Poultry refrigerated carriers in Georgia's Hall County and Forsyth County processing belt need separate fuel tracking for tractor diesel and reefer unit diesel. Reefer units (Thermo King, Carrier Transicold) consume 0.5-1.2 gallons/hour depending on set-point, ambient temperature, and age. Georgia's summer heat (95°F+) increases reefer consumption by 20-30% compared to spring/fall. Fuel management integration with reefer controller CAN bus data provides automated reefer fuel tracking. If direct integration isn't available, manual reefer fuel log entry in the management platform allows separate cost reporting. Total refrigerated carrier fuel cost (tractor + reefer) on long Gainesville-to-Miami runs can exceed $600/trip.

What fuel card programs are best for South Georgia rural operations?

South Georgia's rural fuel infrastructure is thinner than the Atlanta corridor — Love's and Pilot have limited presence below Valdosta. Best options for South Georgia operations: (1) WEX Open Network (widest acceptance at independent stations — critical in counties without major chain fuel stops); (2) Comdata FleetAdvantage (strong rural acceptance in Georgia); (3) Racetrac commercial accounts (strong Southeast regional network, though limited in far South Georgia); (4) local co-op fuel accounts for carriers operating from farm/elevator locations with on-site fuel. Always verify card acceptance on actual routes before deploying drivers — South Georgia has gaps in every major network.

How does Georgia's fuel tax compare to neighboring states for IFTA purposes?

Georgia's diesel excise tax of approximately $0.326/gallon combined (state excise + state sales tax on fuel) positions the state near the middle of Southeast state fuel tax rates. Comparison: Florida charges approximately $0.33/gallon combined; South Carolina approximately $0.24/gallon; Alabama approximately $0.28/gallon; Tennessee approximately $0.27/gallon. For IFTA purposes, Georgia carriers operating into South Carolina and Tennessee may accumulate net IFTA credits from those states (lower tax rates means tax paid at the pump exceeds tax owed on mileage-based calculation). Fuel management software that calculates these credit/debit positions by state helps carriers optimize quarterly IFTA cash flow.

How do Georgia construction fleets manage bulk fuel at data center construction sites?

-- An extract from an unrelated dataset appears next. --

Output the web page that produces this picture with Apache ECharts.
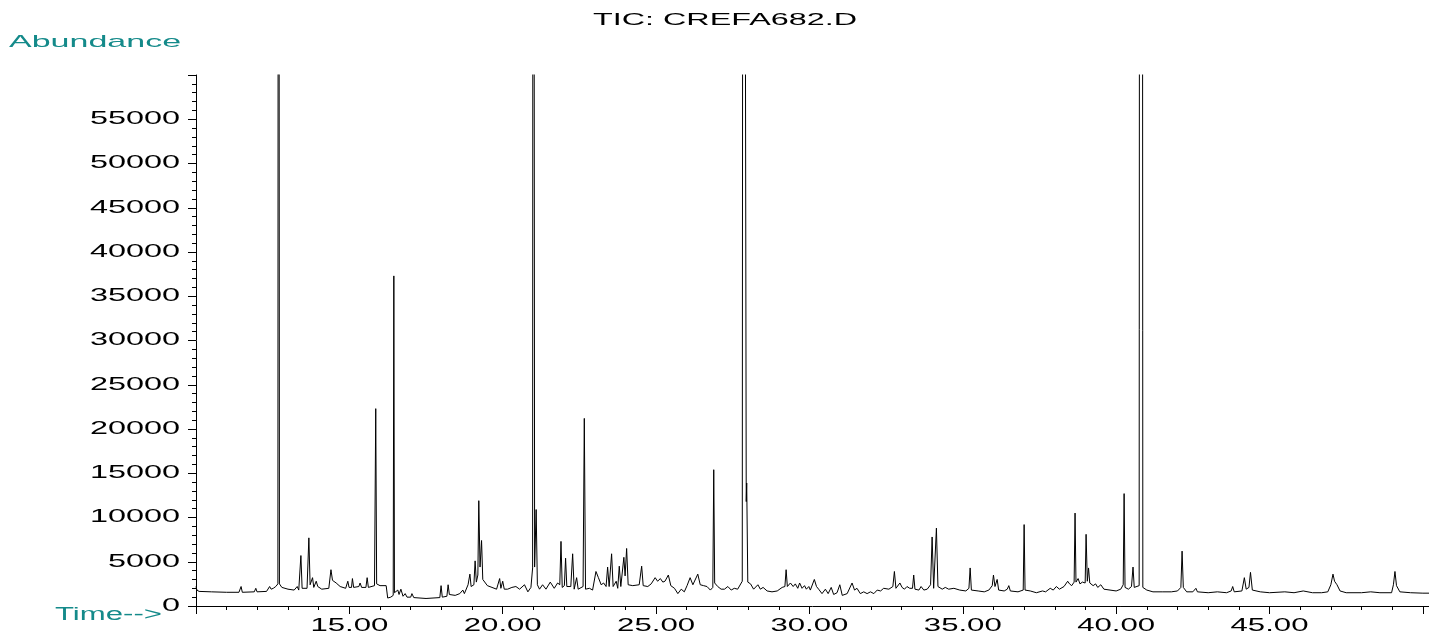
<!DOCTYPE html>
<html><head><meta charset="utf-8">
<script src="https://cdn.jsdelivr.net/npm/echarts@6/dist/echarts.min.js"></script>
<style>html,body{margin:0;padding:0;background:#fff}#c{width:1429px;height:634px}</style>
</head><body><div id="c"></div>
<script>
// Total ion chromatogram: [retention time (min), abundance]
const ticTrace = [
[10.00,2200],[10.03,1800],[10.10,1650],[10.50,1600],[11.00,1550],[11.40,1550],[11.47,2200],[11.51,1550],[11.90,1600],[11.95,2000],[11.99,1600],[12.30,1650],[12.40,2200],[12.45,1900],[12.52,2000],[12.60,2200],[12.67,2500],[12.69,200000],[12.695,200000],[12.72,2500],[12.80,2100],[13.00,1900],[13.20,1800],[13.30,2200],[13.35,1800],[13.38,1900],[13.42,5700],[13.46,2000],[13.62,2000],[13.68,7700],[13.72,2400],[13.80,3200],[13.84,2100],[13.92,2800],[13.97,2200],[14.10,1900],[14.33,2000],[14.40,4100],[14.45,2900],[14.51,3100],[14.57,2600],[14.70,2200],[14.88,2000],[14.95,2800],[14.99,2100],[15.07,2100],[15.10,3100],[15.14,2100],[15.31,2200],[15.35,2600],[15.40,2100],[15.54,2100],[15.58,3200],[15.62,2100],[15.82,2300],[15.86,22300],[15.89,2500],[16.00,2300],[16.20,2300],[16.25,900],[16.35,1000],[16.43,1200],[16.45,37300],[16.47,1500],[16.58,1800],[16.62,1300],[16.68,1900],[16.75,1100],[16.82,1400],[16.88,1000],[17.00,1000],[17.04,1400],[17.10,950],[17.50,850],[17.95,950],[17.99,2300],[18.03,1000],[18.18,1100],[18.22,2400],[18.26,1300],[18.45,1200],[18.60,1400],[18.70,1800],[18.75,1400],[18.87,2400],[18.93,3600],[18.97,2200],[19.06,2400],[19.10,5100],[19.14,2700],[19.19,3500],[19.22,11900],[19.26,4400],[19.31,7400],[19.35,3000],[19.50,2300],[19.65,2100],[19.80,1900],[19.90,3100],[19.94,2000],[20.00,2800],[20.05,1900],[20.16,1900],[20.30,2100],[20.43,2200],[20.55,1900],[20.71,2400],[20.82,1600],[20.92,2100],[20.975,4300],[20.995,200000],[21.005,200000],[21.04,4400],[21.09,10900],[21.13,2400],[21.20,1900],[21.30,2400],[21.41,1900],[21.55,2700],[21.68,2000],[21.79,2600],[21.86,2400],[21.90,7300],[21.94,2100],[22.01,2300],[22.05,5400],[22.09,2200],[22.22,2200],[22.28,5900],[22.33,1900],[22.41,3200],[22.46,1900],[22.62,2200],[22.66,21200],[22.70,1900],[22.83,2000],[22.93,1800],[23.04,3900],[23.12,3200],[23.21,2400],[23.29,2600],[23.37,2200],[23.42,4400],[23.47,2200],[23.55,5900],[23.60,2200],[23.70,2800],[23.75,2000],[23.80,4500],[23.85,2200],[23.95,5500],[23.99,3400],[24.04,6500],[24.09,2400],[24.24,2300],[24.45,2400],[24.53,4500],[24.58,2300],[24.73,2200],[24.84,2500],[24.97,3200],[25.05,2800],[25.14,3100],[25.22,2700],[25.29,2800],[25.40,3500],[25.48,2300],[25.60,2000],[25.71,1400],[25.82,1900],[25.92,1600],[26.01,2300],[26.11,3200],[26.20,2400],[26.36,3600],[26.44,2400],[26.55,2300],[26.66,2200],[26.77,1800],[26.85,2100],[26.88,15400],[26.91,2600],[27.01,2200],[27.12,1900],[27.23,1900],[27.34,2200],[27.45,1800],[27.55,2000],[27.66,1900],[27.81,2800],[27.845,200000],[27.91,200000],[27.94,11800],[27.955,13900],[27.99,2700],[28.08,2500],[28.18,1900],[28.32,2400],[28.40,1900],[28.49,2100],[28.62,1700],[28.78,1600],[28.95,1700],[29.11,2100],[29.20,2200],[29.24,4100],[29.28,2200],[29.38,2600],[29.47,2200],[29.54,2500],[29.62,2000],[29.68,2600],[29.76,2000],[29.84,2300],[29.90,1900],[29.98,2200],[30.03,1800],[30.16,3000],[30.23,2200],[30.30,1900],[30.41,1400],[30.52,1900],[30.61,1400],[30.71,2100],[30.79,1300],[30.90,1500],[30.99,2400],[31.07,1200],[31.23,1400],[31.39,2600],[31.47,1800],[31.55,2000],[31.66,1400],[31.77,1600],[31.88,1400],[31.99,1600],[32.10,1400],[32.21,1800],[32.32,1700],[32.42,2000],[32.59,1900],[32.72,2200],[32.77,3900],[32.82,2000],[32.95,2600],[33.02,2100],[33.10,1900],[33.18,2200],[33.27,2000],[33.36,2000],[33.40,3500],[33.44,1900],[33.57,1800],[33.64,2200],[33.73,1800],[33.84,1900],[33.95,2400],[34.00,7800],[34.05,2000],[34.10,2200],[34.14,8800],[34.19,2200],[34.33,1900],[34.43,2100],[34.54,1900],[34.71,2000],[34.90,1800],[35.10,1700],[35.20,2000],[35.24,4300],[35.28,1800],[35.50,1700],[35.70,1600],[35.85,1800],[35.96,2300],[36.00,3500],[36.05,2200],[36.12,3000],[36.17,1800],[36.35,1700],[36.45,1900],[36.50,2300],[36.55,1700],[36.80,1600],[36.97,1800],[37.00,9200],[37.03,1800],[37.20,1700],[37.40,1500],[37.60,1700],[37.70,1600],[37.85,2000],[37.95,1800],[38.05,2200],[38.15,1900],[38.30,2200],[38.42,2800],[38.48,2500],[38.55,2300],[38.63,2700],[38.66,10500],[38.69,2700],[38.76,3100],[38.82,2500],[38.90,2700],[38.99,2600],[39.02,8100],[39.06,2800],[39.10,4300],[39.14,2600],[39.25,2300],[39.33,2500],[39.40,2100],[39.50,2400],[39.60,1900],[39.80,1800],[40.00,1700],[40.15,1900],[40.23,2400],[40.26,12700],[40.29,2100],[40.40,1900],[40.50,2200],[40.55,4400],[40.59,2100],[40.75,2300],[40.775,200000],[40.845,200000],[40.87,2100],[41.00,1800],[41.20,1600],[41.50,1600],[41.80,1600],[42.00,1700],[42.11,2100],[42.15,6200],[42.19,2100],[42.30,1600],[42.50,1600],[42.60,2000],[42.65,1600],[43.00,1500],[43.30,1600],[43.60,1500],[43.75,1700],[43.80,2200],[43.85,1600],[44.10,1700],[44.18,3200],[44.24,1900],[44.33,2100],[44.38,3800],[44.44,1800],[44.70,1600],[45.00,1500],[45.50,1600],[45.80,1500],[46.10,1700],[46.40,1500],[46.70,1500],[46.90,1600],[47.00,2400],[47.07,3600],[47.12,2800],[47.20,2400],[47.30,1700],[47.50,1500],[48.00,1500],[48.30,1600],[48.60,1500],[48.98,1500],[49.04,2400],[49.09,3900],[49.14,2300],[49.25,1600],[49.60,1500],[50.00,1450],[50.20,1450]
];
const xTickLabels = ['15.00','20.00','25.00','30.00','35.00','40.00','45.00'];
const yTickLabels = ['0','5000','10000','15000','20000','25000','30000','35000','40000','45000','50000','55000'];
const titleText = 'TIC: CREFA682.D';
const yAxisName = 'Abundance';
const xAxisName = 'Time-->';

const FONT = '"Liberation Sans", Arial, sans-serif';
const TEAL = '#148a8a';
const chart = echarts.init(document.getElementById('c'), null, {renderer: 'canvas'});
chart.setOption({
  animation: false,
  backgroundColor: '#fff',
  grid: {left: 196, right: 0, top: 75, bottom: 28},
  xAxis: [
    {type: 'value', min: 10, max: 50.2, interval: 5, position: 'bottom',
     axisLine: {show: true, onZero: false, lineStyle: {color: '#000', width: 1}},
     axisTick: {show: true, length: 8, lineStyle: {color: '#000', width: 1}},
     axisLabel: {show: false}, splitLine: {show: false}},
    {type: 'value', min: 10, max: 50.2, interval: 1, position: 'bottom',
     axisLine: {show: false},
     axisTick: {show: true, length: 4, lineStyle: {color: '#000', width: 1}},
     axisLabel: {show: false}, splitLine: {show: false}}
  ],
  yAxis: [
    {type: 'value', min: 0, max: 60000, interval: 5000, position: 'left',
     axisLine: {show: true, onZero: false, lineStyle: {color: '#000', width: 1}},
     axisTick: {show: true, length: 8, lineStyle: {color: '#000', width: 1}},
     axisLabel: {show: false}, splitLine: {show: false}},
    {type: 'value', min: 0, max: 60000, interval: 1000, position: 'left',
     axisLine: {show: false},
     axisTick: {show: true, length: 4, lineStyle: {color: '#000', width: 1}},
     axisLabel: {show: false}, splitLine: {show: false}}
  ],
  series: [{
    type: 'line', xAxisIndex: 0, yAxisIndex: 0,
    data: ticTrace, showSymbol: false, symbol: 'none', clip: true,
    sampling: null, smooth: false,
    lineStyle: {color: '#000', width: 1}
  }]
});

function txt(text, x, y, size, sx, align, color) {
  return {type: 'text', x: x, y: y, scaleX: sx, scaleY: 1, silent: true, z: 100,
    style: {text: text, x: 0, y: 0, font: size + 'px ' + FONT, fontSize: size, fontFamily: FONT,
      fill: color || '#000', align: align, textAlign: align,
      verticalAlign: 'middle', textVerticalAlign: 'middle'}};
}
const g = [];
xTickLabels.forEach(function (lab) {
  const px = chart.convertToPixel({xAxisIndex: 0}, parseFloat(lab));
  g.push(txt(lab, px, 626.5, 18, 1.73, 'center'));
});
yTickLabels.forEach(function (lab) {
  const py = chart.convertToPixel({yAxisIndex: 0}, parseFloat(lab));
  g.push(txt(lab, 180, py, 18, 1.8, 'right'));
});
g.push(txt(titleText, 725, 21, 16, 2.02, 'center'));
g.push(txt(yAxisName, 9, 42, 17, 2.0, 'left', TEAL));
g.push(txt(xAxisName, 55, 615, 18, 1.73, 'left', TEAL));
chart.setOption({graphic: {elements: g}});
</script></body></html>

Data center construction in Newton County, Douglas County, and Cobb County involves large equipment fleets with significant on-site diesel consumption. Bulk tank management for these sites requires: above-ground storage tank (AST) level monitoring (Georgia EPD regulates ASTs over 1,100 gallons with secondary containment and reporting requirements), automated low-level delivery alerts to prevent work stoppages, equipment-level fuel dispensing records for project cost allocation, DEF bulk storage alongside diesel (equipment DEF is consumed at 2-4% of diesel volume), and anti-theft dispensing controls (construction site diesel theft is a significant problem in the Atlanta market).

What is the fuel efficiency impact of Atlanta's I-75/I-85 connector congestion on carrier operations?

The I-75/I-85 connector through downtown Atlanta averages speeds of 10-25 MPH during peak periods (7-10 AM and 4-7 PM). A Class 8 tractor achieves approximately 4-6 MPG in this stop-and-go regime vs. 6.5-7.5 MPG at highway cruise. For a carrier making 5 Atlanta connector traversals per week per truck: the efficiency differential costs approximately $8-15 per connector pass in additional fuel compared to free-flow highway speed. Departure-time optimization that routes connector traversals to off-peak windows (before 7 AM or after 7 PM) can save $2,000-4,000 per truck per year in fuel cost alone, plus driver overtime reduction.

How should Georgia fleet managers handle DEF management in summer heat?

Georgia's summer temperatures (sustained 95°F+ in July-August) create DEF management challenges: DEF degrades faster at high temperatures — stored above 95°F for extended periods, urea concentration decreases below the 32.5% spec, triggering SCR system faults and engine de-rate. Practices for Georgia summer: (1) store DEF in shaded or temperature-controlled depot areas; (2) don't leave DEF containers or bulk totes in direct sun; (3) use DEF within 12 months of manufacture (check lot date); (4) configure fuel management DEF consumption alerts at 25% remaining to provide buffer before de-rate risk; (5) carry emergency DEF in service vehicles for on-road assistance to downed trucks.

How can Georgia fleet fuel management software support agricultural harvest season planning?

Georgia's peanut (October-November) and pecan (November-December) harvest creates fuel demand surges in South Georgia counties (Crisp, Irwin, Dooly, Mitchell). Harvest season fuel management: (1) pre-negotiate fuel delivery contracts with South Georgia suppliers before October — prices rise and availability tightens during harvest; (2) verify your fuel card network covers harvest-area locations (Worth County, Tifton area, Baxley area — use card network locators to identify gaps before harvest begins); (3) configure seasonal consumption forecasting in your platform to budget for 30-50% volume increase during harvest weeks; (4) plan IFTA mileage increases for interstate grain movements to Florida and South Carolina distribution terminals.